Although Los Angeles is known for its spectacularly bad traffic, it’s relatively easy to pre-game downtown and then rideshare to the stadium of your choice. Only a few miles separate Dodger Stadium, the Staples Center and Banc of California Stadium, home to Major League Soccer’s Los Angeles Football Club. You’ll have to plan a bit more to reach the MLS’s L.A. Galaxy and the NFL’s L.A. Chargers, both of which play at the StubHub Center south of town. But hey, it’s possible.
And downtown is hopping these days. Start with The Dankness Dojo, a must-visit for beer fans (moderntimesbeer.com). The site houses the Modern Times brewery’s research and development facility, so you’re likely to indulge in beers that others haven’t yet tasted, along with their featured 30 beers, as well as guest beers and wine, plus Modern Times coffee. They’re every bit as serious about food as they are beer.
Mikkeller DTL.A. (mikkellerbar.com) boasts a load of raves, with dozens of beers on tap and gastropub food to satisfy almost any palate. Vegan? Most tailgates and pre-game spreads don’t cater to you, we know, but you’ll find plenty of options here. Carnivore? Mikkeller has you covered.

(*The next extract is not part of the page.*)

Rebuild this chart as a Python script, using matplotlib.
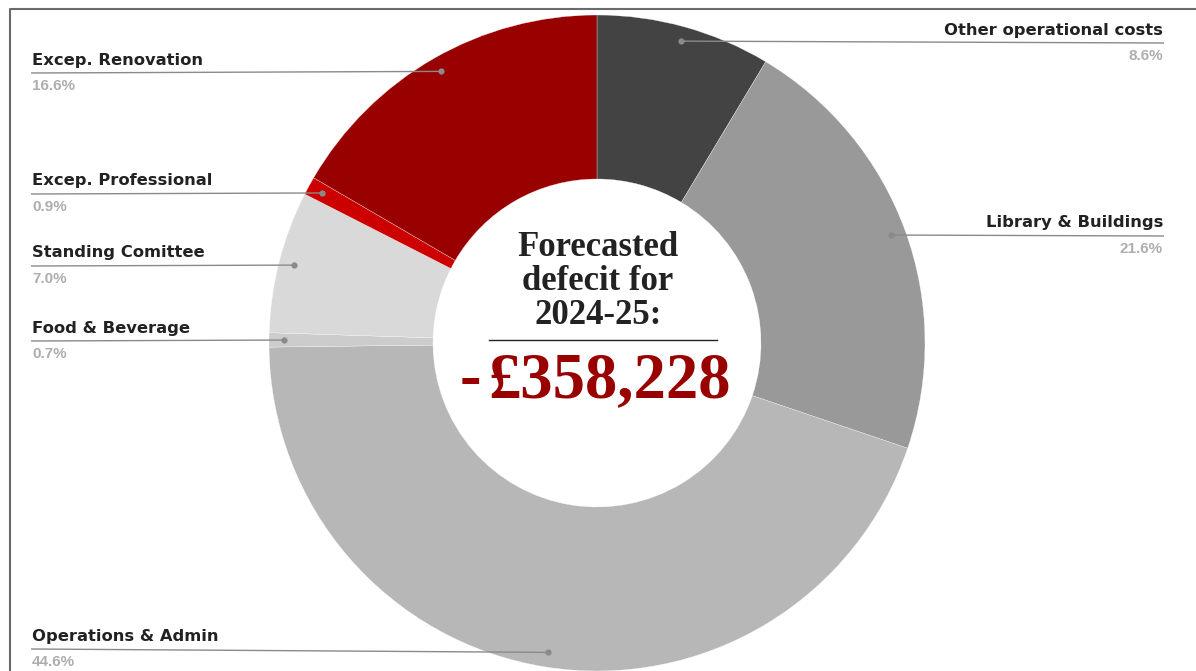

Or take a more casual, historic approach to dining with a stop at Grand Central Market (grandcentralmarket.com). The 101-year-old market houses dozens of vendors from 8 a.m. to 10 p.m. daily. It’s the perfect pre-game option for a big crew that can’t agree on where to eat, or a more casual gathering with kids in tow.
Fans of MLB’s Los Angeles Angels and hockey’s Anaheim Ducks will need to take the 30-minute drive on game day from downtown L.A. to their Anaheim home fields. Angel Stadium allows tailgating in general parking.
Both teams’ fans flock to Noble Ale Works (noblealeworks.com), a nearby brewery whose popularity has resulted in a significant expansion. Frequent food truck visits make this a smorgasbord of options before many games.
The Phoenix Club (thephoenixclub.com) is a short drive or manageable walk from both stadiums, and it’s sure to delight. The casual German bar offers beer and pub food, and Sunday breakfast is a treat. Looking for a place to unwind after the game? A used ticket stub from either Anaheim team will get you happy-hour prices all night.
JT Schmid’s Restaurant and Brewery (jtschmidsrestaurants.com) is another Anaheim fan favorite. It’s ideally located between the Ducks’ home at the Honda Center and Angel Stadium. JTs is spacious with plenty of televisions to keep you riveted to games around the nation.
Regardless of which team draws you to Los Angeles, this hopping, sports-mad metro will provide plenty of food and entertainment for a memorable game-day experience.